The body of the bear that killed horatio Alger is dragged away.
The body of the bear that killed Horatio Alger is dragged away.

The leader of an expedition in which a 17-year-old Eton schoolboy was killed by a polar bear has written of the attack for the first time, describing how they attempted to fend off the beast after a rifle failed.

Spike Reid, 29 at the time, was in charge of a group of 13 people, mostly teenage students, and describes how they set up camp on the edge of a glacier in Spitsbergen, an island in Norway's Svalbard archipelago.

He says they did not have a night watch, because they believed the chance of attack was low, but they had built a perimeter fence.

"Somehow a polar bear got through our defences without firing the flares," writes Reid, in Sir Ranulph Fiennes' book Cold: Extreme Adventures at the Lowest Temperatures on Earth.

He describes how the animal tore through a tent in which Horatio Chapple and two others were sleeping.
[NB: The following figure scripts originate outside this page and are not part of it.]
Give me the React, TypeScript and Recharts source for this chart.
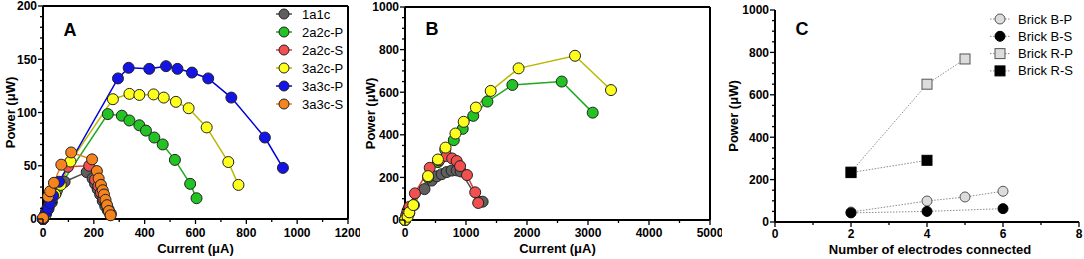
import { LineChart, Line, XAxis, YAxis, ReferenceLine, Legend, Label } from 'recharts';

// panel A: power vs current, single brick stacks
const namesA = ['1a1c', '2a2c-P', '2a2c-S', '3a2c-P', '3a3c-P', '3a3c-S'];
const a1a1c = [[0, 0], [8, 4], [17, 10], [28, 16], [50, 24], [85, 35], [172, 44], [195, 38], [205, 33], [215, 28], [225, 23], [235, 17], [245, 12], [255, 8], [265, 4]];
const a2a2cP = [[0, 0], [12, 5], [22, 10], [35, 16], [55, 27], [255, 98.5], [310, 97], [340, 92.5], [379, 88], [405, 83], [438, 76.5], [471, 70], [519, 55.5], [579, 33], [604, 19.5]];
const a2a2cS = [[0, 0], [12, 7], [25, 14], [40, 24], [60, 33], [98, 49], [182, 50], [205, 37], [218, 31], [228, 25], [238, 19], [248, 14], [258, 9], [267, 5]];
const a3a2cP = [[0, 0], [10, 4], [20, 9], [32, 15], [48, 23], [70, 32], [108, 54], [275, 112.5], [340, 117.5], [379, 116.5], [435, 117], [475, 114], [523, 110], [573, 104], [644, 86], [729, 53.5], [769, 32]];
const a3a3cP = [[0, 0], [12, 6], [20, 10], [28, 15], [40, 22], [63, 35], [295, 132], [337, 142], [418, 141], [484, 143.5], [529, 141], [586, 137.5], [650, 132], [741, 114], [873, 76.5], [944, 48]];
const a3a3cS = [[0, 1], [20, 21], [28, 26], [43, 34], [72, 51], [111, 62.5], [193, 56], [212, 45], [219, 38], [228, 32], [235, 27], [240, 23], [246, 18], [252, 13], [259, 7.5], [266, 3.5]];

// panel B: power vs current, larger stacks
const b1a1c = [[0, 0], [15, 12], [30, 28], [60, 55], [320, 145], [437, 185], [519, 205], [601, 215], [683, 225], [765, 232], [847, 233], [913, 228], [1218, 86], [1273, 86]];
const b2a2cP = [[0, 0], [20, 10], [35, 18], [70, 32], [146, 70], [380, 200], [540, 272], [660, 330], [800, 375], [946, 428], [1119, 489], [1351, 556], [1760, 634], [2569, 650], [3077, 504]];
const b2a2cS = [[0, 0], [20, 22], [40, 42], [71, 62], [162, 125], [405, 245], [560, 280], [683, 300], [773, 289], [847, 277], [903, 253], [1016, 211], [1151, 130], [1200, 80]];
const b3a2cP = [[0, 0], [43, 15], [70, 36], [135, 70], [378, 206], [540, 284], [665, 340], [827, 406], [962, 461], [1162, 528], [1405, 606], [1862, 712], [2787, 771], [3377, 610]];

// panel C: power vs number of electrodes
const namesC = ['Brick B-P', 'Brick B-S', 'Brick R-P', 'Brick R-S'];
const electrodesBP = [2, 4, 5, 6];
const powerBP = [47, 99, 118, 145];
const electrodesBS = [2, 4, 6];
const powerBS = [43, 50, 63];
const electrodesRP = [2, 4, 5];
const powerRP = [236, 650, 769];
const electrodesRS = [2, 4];
const powerRS = [233, 291];

const ticksAx = [0, 100, 200, 300, 400, 500, 600, 700, 800, 900, 1000, 1100, 1200];
const majorAx = [0, 200, 400, 600, 800, 1000, 1200];
const ticksAy = Array.from({ length: 21 }, (_, i) => i * 10);
const majorAy = [0, 50, 100, 150, 200];
const ticksBx = [0, 500, 1000, 1500, 2000, 2500, 3000, 3500, 4000, 4500, 5000];
const majorBx = [0, 1000, 2000, 3000, 4000, 5000];
const ticksBy = Array.from({ length: 21 }, (_, i) => i * 50);
const majorBy = [0, 200, 400, 600, 800, 1000];
const ticksCx = [0, 1, 2, 3, 4, 5, 6, 7, 8];
const majorCx = [0, 2, 4, 6, 8];

const FONT = '"Liberation Sans", Arial, sans-serif';
const fillA = ['#5f5f5f', '#22c322', '#f24f4f', '#ffff1e', '#1414e6', '#f5841f'];
const strokeA = ['#505050', '#1fa81f', '#ee3a3a', '#b8b800', '#0000dd', '#f07f18'];

const pts = (pairs: number[][]) => pairs.map(([x, y]) => ({ x, y }));
const zip = (xs: number[], ys: number[]) => xs.map((x, i) => ({ x, y: ys[i] }));

const yTick = (major: number[]) => (p: any) => {
  const isMajor = major.includes(p.payload.value);
  return (
    <g>
      <line x1={p.x} x2={p.x - (isMajor ? 5 : 3)} y1={p.y} y2={p.y} stroke="#000" strokeWidth={1.3} />
      {isMajor && (
        <text x={p.x - 6} y={p.y} dy={4.3} textAnchor="end" fontSize={12} fontWeight="bold" fontFamily={FONT} fill="#000">
          {p.payload.value}
        </text>
      )}
    </g>
  );
};

const xTick = (major: number[], off = 18) => (p: any) => {
  const isMajor = major.includes(p.payload.value);
  return (
    <g>
      <line x1={p.x} x2={p.x} y1={p.y} y2={p.y + (isMajor ? 5 : 3)} stroke="#000" strokeWidth={1.3} />
      {isMajor && (
        <text x={p.x} y={p.y + off} textAnchor="middle" fontSize={12} fontWeight="bold" fontFamily={FONT} fill="#000">
          {p.payload.value}
        </text>
      )}
    </g>
  );
};

const txt = (x: number, y: number, s: string, size = 13, rotate = false) => () => (
  <text
    x={x}
    y={y}
    textAnchor="middle"
    fontSize={size}
    fontWeight="bold"
    fontFamily={FONT}
    fill="#000"
    transform={rotate ? `rotate(-90 ${x} ${y})` : undefined}
  >
    {s}
  </text>
);

const legendA = () => (
  <svg width={80} height={112}>
    {namesA.map((n, i) => (
      <g key={n} transform={`translate(0 ${9 + i * 18})`}>
        <line x1={0} x2={16} y1={0} y2={0} stroke={strokeA[i]} strokeWidth={1.5} />
        <circle cx={8} cy={0} r={5} fill={fillA[i]} stroke="#222" strokeWidth={1} />
        <text x={26} y={4.5} fontSize={13} fontFamily={FONT} fill="#000">{n}</text>
      </g>
    ))}
  </svg>
);

const markerC = (i: number, cx: number, cy: number) => {
  const fill = i % 2 === 0 ? '#dcdcdc' : '#000';
  const stroke = i % 2 === 0 ? '#555' : '#000';
  return i < 2
    ? <circle cx={cx} cy={cy} r={5} fill={fill} stroke={stroke} strokeWidth={1} />
    : <rect x={cx - 5} y={cy - 5} width={10} height={10} fill={fill} stroke={stroke} strokeWidth={1} />;
};

const legendC = () => (
  <svg width={100} height={72}>
    {namesC.map((n, i) => (
      <g key={n} transform={`translate(0 ${9 + i * 17.3})`}>
        <line x1={0} x2={20} y1={0} y2={0} stroke="#888" strokeWidth={1} strokeDasharray="1.5 1.5" />
        {markerC(i, 10, 0)}
        <text x={28} y={4.5} fontSize={13} fontFamily={FONT} fill="#000">{n}</text>
      </g>
    ))}
  </svg>
);

const dotC = (i: number) => (p: any) => <g key={`c${i}-${p.index}`}>{markerC(i, p.cx, p.cy)}</g>;

const seriesA = [a1a1c, a2a2cP, a2a2cS, a3a2cP, a3a3cP, a3a3cS];
const seriesB = [b1a1c, b2a2cP, b2a2cS, b3a2cP];
const seriesC = [zip(electrodesBP, powerBP), zip(electrodesBS, powerBS), zip(electrodesRP, powerRP), zip(electrodesRS, powerRS)];

const axisLine = { stroke: '#000', strokeWidth: 2 };

export default function App() {
  return (
    <div style={{ position: 'absolute', left: 0, top: 0, width: 1084, height: 259, background: '#fff', fontFamily: FONT }}>
      <div style={{ position: 'absolute', left: 0, top: 0 }}>
        <LineChart width={360} height={259} margin={{ top: 6, right: 12, bottom: 0, left: 0 }}>
          <XAxis type="number" dataKey="x" domain={[0, 1200]} ticks={ticksAx} interval={0} height={40}
            tickSize={0} tickMargin={0} tickLine={false} axisLine={axisLine} tick={xTick(majorAx, 17.5)}>
            <Label content={txt(195.5, 253, 'Current (\u03bcA)')} />
          </XAxis>
          <YAxis type="number" domain={[0, 200]} ticks={ticksAy} interval={0} width={43}
            tickSize={0} tickMargin={0} tickLine={false} axisLine={axisLine} tick={yTick(majorAy)}>
            <Label content={txt(15, 112.5, 'Power (\u03bcW)', 13, true)} />
            <Label content={txt(70, 36, 'A', 18)} />
          </YAxis>
          <ReferenceLine y={200} stroke="#000" strokeWidth={2} />
          <ReferenceLine x={1200} stroke="#000" strokeWidth={2} />
          <Legend layout="vertical" align="center" verticalAlign="middle" content={legendA}
            wrapperStyle={{ left: 276, top: 5, width: 80 }} />
          {seriesA.map((s, i) => (
            <Line key={namesA[i]} data={pts(s)} dataKey="y" stroke={strokeA[i]} strokeWidth={1.5}
              dot={{ r: 5.5, fill: fillA[i], stroke: '#222', strokeWidth: 1 }} activeDot={false} isAnimationActive={false} />
          ))}
        </LineChart>
      </div>
      <div style={{ position: 'absolute', left: 360, top: 0 }}>
        <LineChart width={362} height={259} margin={{ top: 7, right: 12, bottom: 0, left: 0 }}>
          <XAxis type="number" dataKey="x" domain={[0, 5000]} ticks={ticksBx} interval={0} height={39}
            tickSize={0} tickMargin={0} tickLine={false} axisLine={axisLine} tick={xTick(majorBx, 17)}>
            <Label content={txt(197.5, 253, 'Current (\u03bcA)')} />
          </XAxis>
          <YAxis type="number" domain={[0, 1000]} ticks={ticksBy} interval={0} width={45}
            tickSize={0} tickMargin={0} tickLine={false} axisLine={axisLine} tick={yTick(majorBy)}>
            <Label content={txt(15, 113.5, 'Power (\u03bcW)', 13, true)} />
            <Label content={txt(72, 35, 'B', 18)} />
          </YAxis>
          <ReferenceLine y={1000} stroke="#000" strokeWidth={2} />
          <ReferenceLine x={5000} stroke="#000" strokeWidth={2} />
          {seriesB.map((s, i) => (
            <Line key={namesA[i]} data={pts(s)} dataKey="y" stroke={strokeA[i]} strokeWidth={1.5}
              dot={{ r: 5.5, fill: fillA[i], stroke: '#222', strokeWidth: 1 }} activeDot={false} isAnimationActive={false} />
          ))}
        </LineChart>
      </div>
      <div style={{ position: 'absolute', left: 722, top: 0 }}>
        <LineChart width={362} height={259} margin={{ top: 10, right: 5, bottom: 0, left: 0 }}>
          <XAxis type="number" dataKey="x" domain={[0, 8]} ticks={ticksCx} interval={0} height={37}
            tickSize={0} tickMargin={0} tickLine={false} axisLine={axisLine} tick={xTick(majorCx, 15.5)}>
            <Label content={txt(208, 254, 'Number of electrodes connected')} />
          </XAxis>
          <YAxis type="number" domain={[0, 1000]} ticks={ticksBy} interval={0} width={53}
            tickSize={0} tickMargin={0} tickLine={false} axisLine={axisLine} tick={yTick(majorBy)}>
            <Label content={txt(16, 116, 'Power (\u03bcW)', 13, true)} />
            <Label content={txt(80, 35, 'C', 18)} />
          </YAxis>
          <Legend layout="vertical" align="center" verticalAlign="middle" content={legendC}
            wrapperStyle={{ left: 268, top: 10, width: 100 }} />
          {seriesC.map((s, i) => (
            <Line key={namesC[i]} data={s} dataKey="y" stroke="#8a8a8a" strokeWidth={1} strokeDasharray="1.5 1.5"
              dot={dotC(i)} activeDot={false} isAnimationActive={false} />
          ))}
        </LineChart>
      </div>
    </div>
  );
}
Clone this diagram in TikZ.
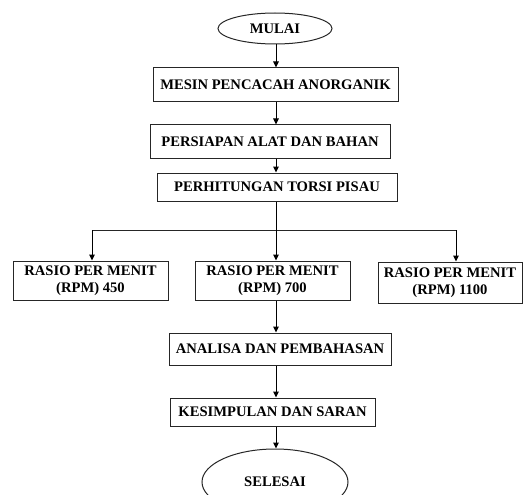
\documentclass[tikz,border=0pt]{standalone}
\usepackage{fontspec}
\setmainfont{Liberation Serif}
\usetikzlibrary{arrows.meta,shapes.geometric}
\begin{document}
\begin{tikzpicture}[x=1pt,y=-1pt,
  every node/.style={font=\fontsize{14.6}{17.5}\selectfont\bfseries, text=black},
  box/.style={draw=black!85, line width=1pt, inner sep=0pt, align=center},
  term/.style={draw=black!85, line width=1pt, ellipse, inner sep=0pt},
  arr/.style={-{Triangle[length=6pt,width=5.5pt]}, line width=1pt, draw=black},
  ln/.style={line width=1pt, draw=black!85}]
\useasboundingbox (0,0) rectangle (528,495);
\node[term, minimum width=114pt, minimum height=31pt] (start) at (275,28.5) {MULAI};
\node[box, minimum width=245pt, minimum height=34pt] (mesin) at (275.5,85) {MESIN PENCACAH ANORGANIK};
\node[box, minimum width=240pt, minimum height=33pt] (persiapan) at (270,141.5) {PERSIAPAN ALAT DAN BAHAN};
\node[box, minimum width=240pt, minimum height=28pt] (perhitungan) at (277,187) {PERHITUNGAN TORSI PISAU};
\node[box, minimum width=155pt, minimum height=39pt] (r1) at (90.5,280.5) {RASIO PER MENIT\\(RPM) 450};
\node[box, minimum width=155pt, minimum height=39pt] (r2) at (272.5,280.5) {RASIO PER MENIT\\(RPM) 700};
\node[box, minimum width=144pt, minimum height=41pt] (r3) at (450,282.5) {RASIO PER MENIT\\(RPM) 1100};
\node[box, minimum width=222pt, minimum height=32pt] (analisa) at (280,349) {ANALISA DAN PEMBAHASAN};
\node[box, minimum width=205pt, minimum height=28pt] (kesimpulan) at (272.5,412) {KESIMPULAN DAN SARAN};
\node[term, minimum width=146pt, minimum height=66pt] (finish) at (275,482) {SELESAI};
\coordinate (ax) at (276,0);
\coordinate (b1) at (92,230);
\coordinate (b3) at (456,230);
\draw[arr] (start.south -| ax) -- (mesin.north -| ax);
\draw[arr] (mesin.south -| ax) -- (persiapan.north -| ax);
\draw[arr] (persiapan.south -| ax) -- (perhitungan.north -| ax);
\draw[ln] (b1) -- (b3);
\draw[arr] (perhitungan.south -| ax) -- (r2.north -| ax);
\draw[arr] (b1) -- (b1 |- r1.north);
\draw[arr] (b3) -- (b3 |- r3.north);
\draw[arr] (r2.south -| ax) -- (analisa.north -| ax);
\draw[arr] (analisa.south -| ax) -- (kesimpulan.north -| ax);
\draw[arr] (kesimpulan.south -| ax) -- (finish.north -| ax);
\end{tikzpicture}
\end{document}
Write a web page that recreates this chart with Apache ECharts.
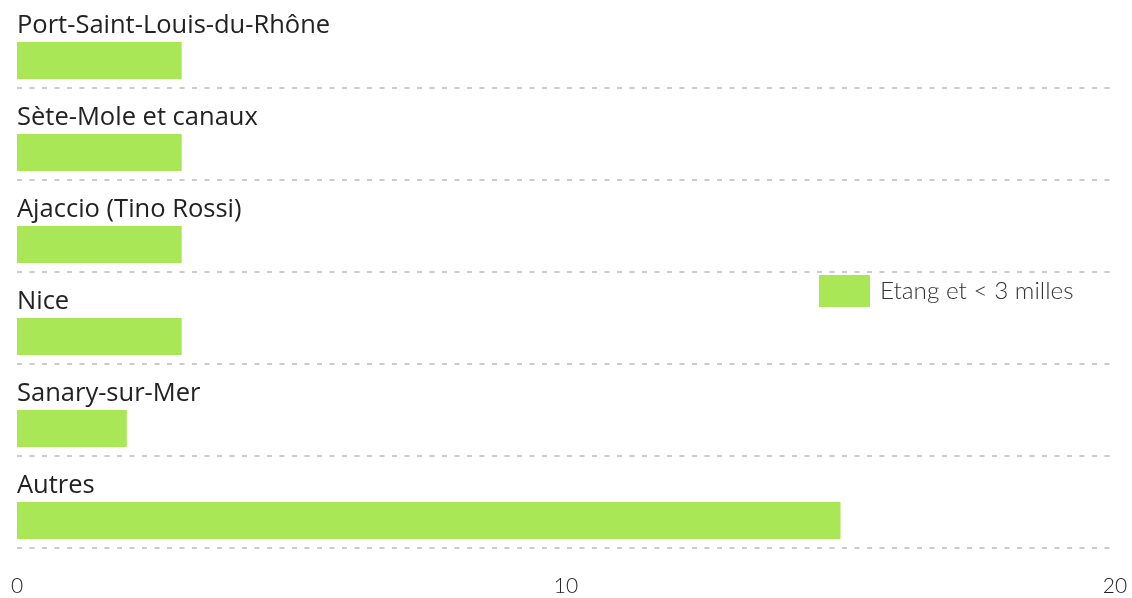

Reid aimed his rifle at the bear, which had dragged Chapple out into the open. He says that despite trying to fire it four times, the gun would not work and the bear charged at him and bit into his head.

It stopped when co-leader Andy Ruck threw a rock at its head, and then charged another student who had "valiantly" picked up the rifle.

Other members of the group fled and tried to hide, and two teenagers were mauled before Reid managed to reload the gun with a round that had fallen to the ground and shot the animal dead.

Chapple's parents have previously called for the group's leaders to be prosecuted, but Norwegian authorities ruled that although the death was preventable, they did not bring criminal charges.

A report into the incident by the British Schools Exploring Society, which organised the trip, has been delayed until shortly before Chapple's inquest.